Data Science Coursework

Fall 2020

DATA 601 - A+
Working with Data and Visualization
Fundamental data science concepts including data organization, data collection, and data cleaning in Python. Includes a review of programming concepts in Python, as well as an introduction to the fundamentals of data visualization and critical thinking with data. Also provides an introduction to data ethics, security, and privacy.
DATA 602 - A
Statistical Data Analysis
The foundations of statistical inference including the application of probability models to data, as well as an introduction to simulation-based and classical statistical inference, and the creation of statistical models with R.
DATA 603 - A+
Statistical Modelling with Data
The creation of complex statistical models, including exposure to multivariate model selection, prediction, the statistical design of experiments and analysis of data in R.
DATA 604 - A+
Big Data Management
Data storage and manipulation at both desktop and cloud scales. Introduces core database concepts and provides a practical introduction to both SQL and NoSQL systems. Also introduces parallel and distributed computing concepts including distributed storage and large scale parallel data processing using MapReduce. Design and implementation of new data visualizations to aid analysis, with emphasis on the practical and ethical implications of design and analysis decisions.

Winter 2021

DATA 605 - A
Actionable Visualization and Analytics
Deeper tools, skills, and techniques for collecting, manipulating, visualizing, analyzing, and presenting a number of different common types of data.
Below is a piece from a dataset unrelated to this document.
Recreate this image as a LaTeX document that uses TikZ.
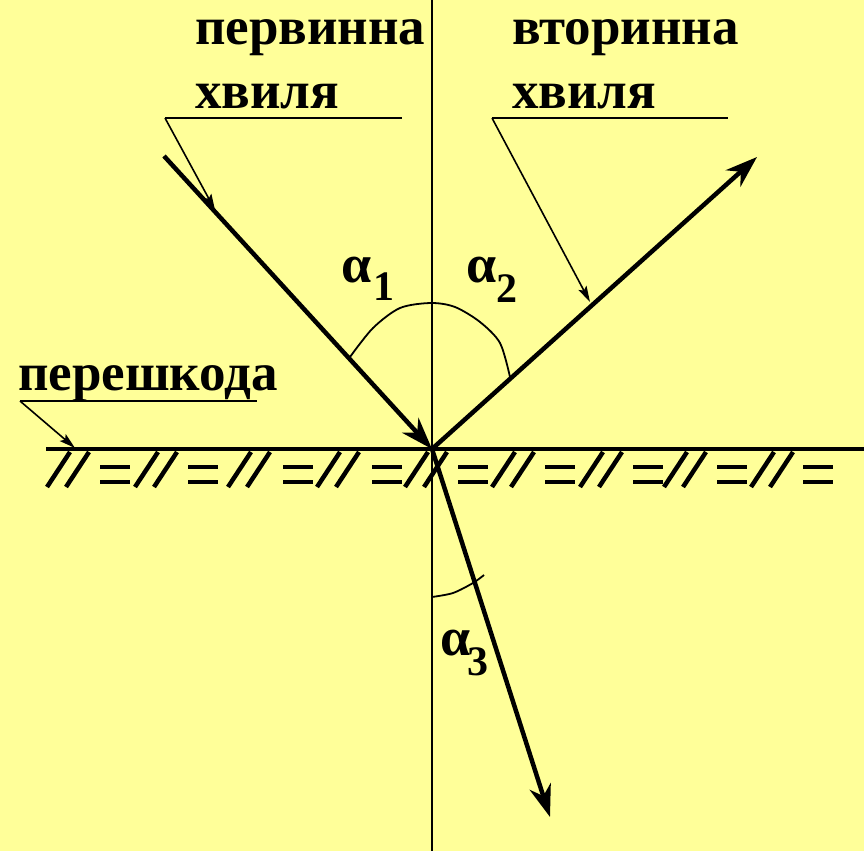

With a data life-cycle perspective, looks into data elicitation and preparation as well as the actual usage of data in a decision-making context. Introduces techniques for visualizing and supporting the interactive analysis and decision making on large complex datasets. Focus on critical thinking and good analysis practices to avoid cognitive biases when designing, thinking, analyzing, and making decisions based on data.
DATA 606 - A
Statistical Methods in Data Science
Design of surveys and data collection, bias and efficiency of surveys. Sampling weights and variance estimation. Multi-way contingency tables and introduction to generalized linear models with emphasis on applications.
DATA 607 - A
Statistical and Machine Learning
Advancement of the linear statistical model including introduction to data transformation methods, classification, model assessment and selection. Exposure to both supervised learning and unsupervised learning.
DATA 608 - A+
Developing Big Data Applications
Provides advanced coverage of tools and techniques for big data management and for processing, mining, and building applications that leverage large datasets. Addresses database and distributed storage design for both SQL and NoSQL systems, and focuses on the application of distributed computing tools to perform data integration, apply machine learning, and build applications that leverage big data.